10-03-09

21 Years Down the Drain.

t31051

 

There are no words to describe how I feel.

I feel a complete idiot. I have actually lost 21 years of my life. I have been used by my husband and his family. And I apparently only found out now. I am angry with myself for being as blind as a bat.

I have to get rid of this anger, because it’s not healthy. Only not today.

Today I will have to blow off steam. The realization of being so STUPID is infuriating.

 

I still cannot believe the audacity, the disrespect, the 180º turning of the truth that some people manage to have or do. It is incomprehensible to me, as I am what you could call a “trusting soul”.

 

That trust, that acceptance of people, that particular trait, which so much defines my personality, I will never give that up, even though I have been backstabbed in a real big way. But I refuse to let that turn me into a bitter, resentful person, although at the moment the steam is still coming out of my ears and nostrils. Perhaps just as good. Let it out. Kick against a wall. Perhaps break a plate or two…At least the darkness gets out that way and does not pollute me.

 

As you probably noticed I have a new name for the house. The house, which I dreamed up and lovingly chose materials for and decorated for it to be a home for my family, I call it the Devil’s Mansion now. The bad energy that emanates from that place is horrifying. I feel nauseated whenever I enter it, to the point of vomiting. My soul, my spirit, my energy are completely gone. It is a ghost house. No soul. But it is not the house, that will always be special and have a good feel, it is the persons that are in it, that pollute this beautiful place with their hatred and negativity.

 

After everybody has left, I will go there and cleanse it ritually as to get rid of those bad energies. I would not want the new inhabitant to suffer from that sort of menacing feeling.

 

Perhaps you think I lost it now, when I’m talking about energies and cleansing rituals, but I do assure you I am not kidding. I always believed there is more between heaven and earth, than we can see. And lately I have become much more open to capturing these energies, which at times can be very scary.

 

Funnily enough I often dream about a certain person and that day he or she will contact me, or I will learn something about them, or I find out something I didn’t know.

Being open was a bit frightening at first,  now it comes almost naturally. I would like to go even further, become even more receptive. I would like to use this “gift” to help myself grow, and therefore help other people grow and see the light through their struggles.

 

If there is one thing I have learned for sure, it is that there is ALWAYS light at the end of the tunnel. As long as you remain positive and have faith. There were times during these past two years that I thought of giving up, because I was so down, so utterly exhausted, physically, mentally, emotionally, spiritually. I actually thought I would never get “there”. I have come a long way since then, and I do know now that I have so much more strength in me then I could ever have imagined. I am proud to say I am nearly there, not completely, but nearly. And even if I’m not, I will NEVER give up fighting, even if it means letting go.

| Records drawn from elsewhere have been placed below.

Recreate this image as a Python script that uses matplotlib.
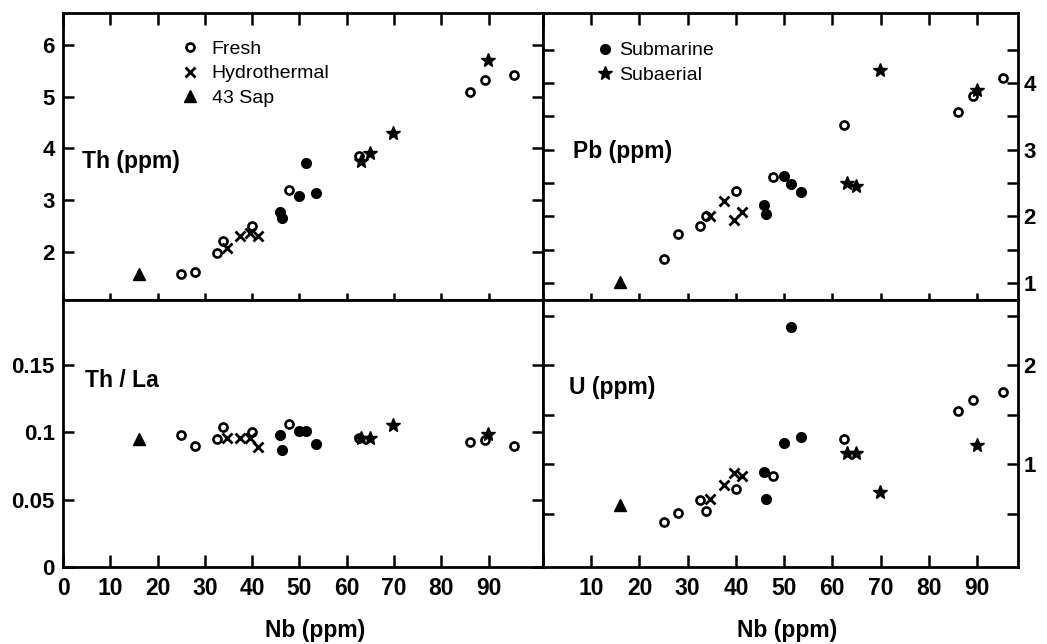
import matplotlib
matplotlib.use("Agg")
import matplotlib.pyplot as plt

plt.rcParams["font.family"] = ["Liberation Sans", "DejaVu Sans"]

NB_TICKS = [0, 10, 20, 30, 40, 50, 60, 70, 80, 90]

# 43 Sap
SAP_NB = [16.0]
SAP_TH = [1.57]
SAP_PB = [1.01]
SAP_THLA = [0.095]
SAP_U = [0.59]

# Fresh
FRESH_NB = [25.0, 28.0, 32.6, 33.8, 40.0, 47.7, 62.5, 86.0, 89.2, 95.3]
FRESH_TH = [1.57, 1.61, 1.97, 2.21, 2.50, 3.20, 3.86, 5.10, 5.33, 5.43]
FRESH_PB = [1.36, 1.73, 1.86, 2.00, 2.38, 2.59, 3.37, 3.57, 3.80, 4.07]
FRESH_THLA = [0.098, 0.0895, 0.095, 0.104, 0.100, 0.106, 0.0955, 0.093, 0.094, 0.0895]
FRESH_U = [0.415, 0.51, 0.64, 0.53, 0.75, 0.88, 1.25, 1.54, 1.65, 1.73]

# Hydrothermal
HYDRO_NB = [34.6, 37.5, 39.6, 41.2]
HYDRO_TH = [2.08, 2.30, 2.37, 2.30]
HYDRO_PB = [2.01, 2.23, 1.95, 2.07]
HYDRO_THLA = [0.0955, 0.0955, 0.0955, 0.089]
HYDRO_U = [0.65, 0.79, 0.91, 0.88]

# Submarine
SUBM_NB = [45.8, 46.3, 50.0, 51.4, 53.4]
SUBM_TH = [2.77, 2.65, 3.09, 3.71, 3.13]
SUBM_PB = [2.17, 2.04, 2.61, 2.49, 2.36]
SUBM_THLA = [0.098, 0.0865, 0.101, 0.101, 0.091]
SUBM_U = [0.92, 0.65, 1.21, 2.39, 1.27]

# Subaerial
SUBA_NB = [63.1, 65.0, 69.8, 89.9]
SUBA_TH = [3.76, 3.92, 4.30, 5.72]
SUBA_PB = [2.50, 2.46, 4.19, 3.89]
SUBA_THLA = [0.0955, 0.096, 0.1055, 0.0985]
SUBA_U = [1.11, 1.11, 0.72, 1.19]

LW = 2.0
TICK_W = 1.8


def scatter_all(ax, sap, fresh, hydro, subm, suba):
    ax.plot(FRESH_NB, fresh, "o", ms=5.8, mfc="white", mec="black", mew=1.9,
            ls="none", label="Fresh")
    ax.plot(HYDRO_NB, hydro, "x", ms=6.5, mec="black", mew=2.0, ls="none",
            label="Hydrothermal")
    ax.plot(SAP_NB, sap, "^", ms=8, color="black", ls="none", label="43 Sap")
    ax.plot(SUBM_NB, subm, "o", ms=7, color="black", ls="none", label="Submarine")
    ax.plot(SUBA_NB, suba, "*", ms=10, color="black", ls="none", label="Subaerial")


def style(ax, top_row, left_col):
    for s in ax.spines.values():
        s.set_linewidth(LW)
    ax.set_xticks(NB_TICKS)
    ax.tick_params(axis="y", which="both", direction="in", left=True, right=True,
                   length=8, width=TICK_W, labelsize=16)
    if left_col:
        ax.tick_params(axis="y", labelleft=True, labelright=False, pad=6)
    else:
        ax.tick_params(axis="y", labelleft=False, labelright=True, pad=4)
    for lab in ax.get_yticklabels():
        lab.set_fontweight("bold")
    if top_row:
        ax.tick_params(axis="x", direction="in", top=True, bottom=False,
                       length=8.5, width=TICK_W, labelbottom=False)
        sec = ax.secondary_xaxis("bottom")
        sec.set_xticks(NB_TICKS)
        sec.tick_params(direction="inout", length=10, width=TICK_W,
                        labelbottom=False)
        sec.spines["bottom"].set_linewidth(LW)
    else:
        ax.tick_params(axis="x", direction="in", top=False, bottom=True,
                       length=8.5, width=TICK_W, labelsize=16.5, pad=7)
        if left_col:
            ax.set_xticklabels([str(t) for t in NB_TICKS])
        else:
            ax.set_xticklabels([""] + [str(t) for t in NB_TICKS[1:]])
        for lab in ax.get_xticklabels():
            lab.set_fontweight("bold")
        ax.set_xlabel("Nb (ppm)", fontsize=16.5, fontweight="bold")


W, H = 1047, 644
fig = plt.figure(figsize=(W / 100, H / 100), dpi=100)

x_l, x_m, x_r = 63, 543, 1018
y_t, y_m, y_b = 13, 300, 567


def rect(x0, x1, y0, y1):
    return [x0 / W, 1 - y1 / H, (x1 - x0) / W, (y1 - y0) / H]


ax_th = fig.add_axes(rect(x_l, x_m, y_t, y_m))
ax_pb = fig.add_axes(rect(x_m, x_r, y_t, y_m))
ax_tl = fig.add_axes(rect(x_l, x_m, y_m, y_b))
ax_u = fig.add_axes(rect(x_m, x_r, y_m, y_b))

scatter_all(ax_th, SAP_TH, FRESH_TH, HYDRO_TH, SUBM_TH, SUBA_TH)
scatter_all(ax_pb, SAP_PB, FRESH_PB, HYDRO_PB, SUBM_PB, SUBA_PB)
scatter_all(ax_tl, SAP_THLA, FRESH_THLA, HYDRO_THLA, SUBM_THLA, SUBA_THLA)
scatter_all(ax_u, SAP_U, FRESH_U, HYDRO_U, SUBM_U, SUBA_U)

for ax in (ax_th, ax_tl):
    ax.set_xlim(0, 101.5)
for ax in (ax_pb, ax_u):
    ax.set_xlim(0.8, 98.5)

ax_th.set_ylim(1.07, 6.62)
ax_th.set_yticks([2, 3, 4, 5, 6])

ax_pb.set_ylim(0.745, 5.05)
ax_pb.set_yticks([1, 2, 3, 4])
ax_pb.set_yticks([1.5, 2.5, 3.5, 4.5], minor=True)

ax_tl.set_ylim(0, 0.198)
ax_tl.set_yticks([0, 0.05, 0.1, 0.15])
ax_tl.set_yticklabels(["0", "0.05", "0.1", "0.15"])

ax_u.set_ylim(-0.04, 2.66)
ax_u.set_yticks([1, 2])
ax_u.set_yticks([0.5, 1.5, 2.5], minor=True)

style(ax_th, True, True)
style(ax_pb, True, False)
style(ax_tl, False, True)
style(ax_u, False, False)

ax_tl.xaxis.set_label_coords((315 - x_l) / (x_m - x_l), -0.195)
ax_u.xaxis.set_label_coords((787 - x_m) / (x_r - x_m), -0.195)

lab_kw = dict(fontsize=16.5, fontweight="bold", va="center", ha="left")
ax_th.text(0.040, 0.481, "Th (ppm)", transform=ax_th.transAxes, **lab_kw)
ax_pb.text(0.063, 0.516, "Pb (ppm)", transform=ax_pb.transAxes, **lab_kw)
ax_tl.text(0.046, 0.700, "Th / La", transform=ax_tl.transAxes, **lab_kw)
ax_u.text(0.055, 0.674, "U (ppm)", transform=ax_u.transAxes, **lab_kw)

h, l = ax_th.get_legend_handles_labels()
ax_th.legend(h[:3], l[:3], loc="upper left", bbox_to_anchor=(0.245, 0.905),
             frameon=False, fontsize=14, handlelength=1.0, handletextpad=0.6,
             labelspacing=0.36, borderpad=0, borderaxespad=0)
h, l = ax_pb.get_legend_handles_labels()
ax_pb.legend(h[3:], l[3:], loc="upper left", bbox_to_anchor=(0.111, 0.900),
             frameon=False, fontsize=14, handlelength=1.0, handletextpad=0.22,
             labelspacing=0.36, borderpad=0, borderaxespad=0)

fig.savefig("out.png", dpi=100)
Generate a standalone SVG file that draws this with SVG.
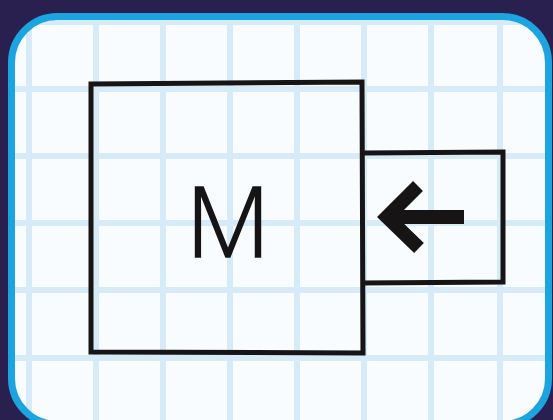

But any obstacle put on my way, will now be easily overcome. Because I have faith. Because I trust. In a higher Energy, in myself, in my real friends.

 

09:22 Gepost door Crisje in In My Head | Permalink | Commentaren (3) |  Facebook |

Commentaren

*** Those years were not wasted. For me it were 27 years and I thought I had thrown my young years away. But think about it, they are not. There are your children, there is what you became. And yes, it was a nice guy ... once, but the step by step transformation you cannot notice. It's like a slow poison.

Anger is not so bad. The more anger you feel now, the quicker it will be gone. It has to come out and it is not wrong to be angry as long as you have it under control.

The house : I felt the same way but I didn't hate the place. It is just that I don't want to return. I don't want to see it again. Never. And yes, it had been my dream to buy a farm and now I don't have a farm, but really ? It was just a dream.

There IS more between heaven and earth and I am glad I am not the only one thinking that I'm losing it.

I once read that difficulties in life are only for the strong. Maybe it is correct, but still it is not right.

:-)

Gepost door: ms | 10-03-09

*** Das helemaal geen verloren tijd... je kinderen, jij, wie je geworden bent!!!

Vallen en steeds weer opstaan!!! Nooit opgeven!!! Trouw blijven aan jezelf, bovenal!!! No matter what!!!

Bij iedere scheiding hoort een rouwproces!!!

Jij bent op de goeie weg!!!

Gepost door: Tal | 10-03-09

Ja ik weet dat ik het zo niet mag stellen, maar toe ik mijn laatste spulling ging halen, kwam ik mijn trouwjurk en album tegen, en mijn maag draaide letterlik om. Een flash....het besef dat ik TOEN al wist dat dit niet juist was. Ik kan het niet uitleggen, alleen dat ik het WIST. En toch ging ik ermee door, meer voor de familie en hem. ik koos niet voor mezelf. En dan ook nog kinderen , want zo "hoorde" het.
Begrij me niet verkeerd, mijn jongens zijn mijn grootste schat en ik wil ze voor geen goud missen, maar eigenlijk had ik die stap nooit mogen zetten. IK en IK ALLEEN ben verantwoordelijk voor die keuze.